Exciting is, we also get to know how we eventually got there. Through twelve interviews with former military operatives, skin workers (what we now call sex workers), rave organizers, forest conservationists, kids who grew up in the commune, and facilitators of assemblies, the authors offer a prismic view of the tumultuous times between today's hegemony of capitalism, white supremacy, and patriarchy and the juicy piece of world thereafter.
But, fair warning to all those hardcore transformation-strategy-masturbators out there: you won't find your satisfying answers about how global revolution finally really worked. The book doesn't really dig into how existing institutions-governments, corporations, militaries-which weakens its exploration of the mechanics of revolution. There's a lot left to the imagination when it comes to resistance: what obstacles were overcome, and how? And while it touches on the challenges of organizing the new society, it doesn't dive deeply into the nitty-gritty. How is power distributed? How are decisions made? How is conflict mediated?

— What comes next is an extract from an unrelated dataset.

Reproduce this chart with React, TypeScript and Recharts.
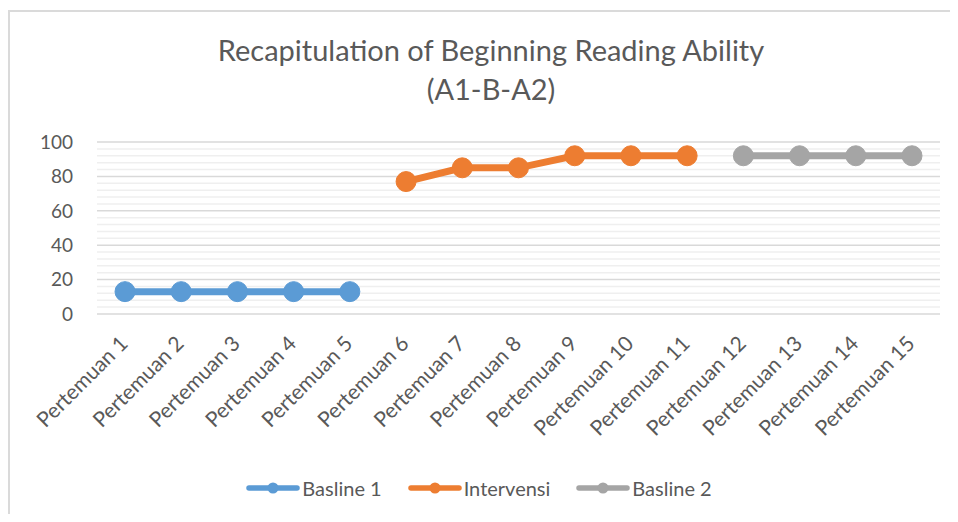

There's so much room here to explore, and the book skips over these details, leaving some of the world-building feeling less credible than it could be. The arguably most repelling feature is the space elevator and communisation of space to make space accessible to all. Better than Musk's ideas for space, ye sure, but, why the hell do we need space tourism at all? Imo the book here seems to be 'absolute decoupling is gonna work-level optimistic about thängs.
All in all, I was fully sucked in by this book and excited for the upcoming AltShift because... who wants to read a chapter with me in the wooods?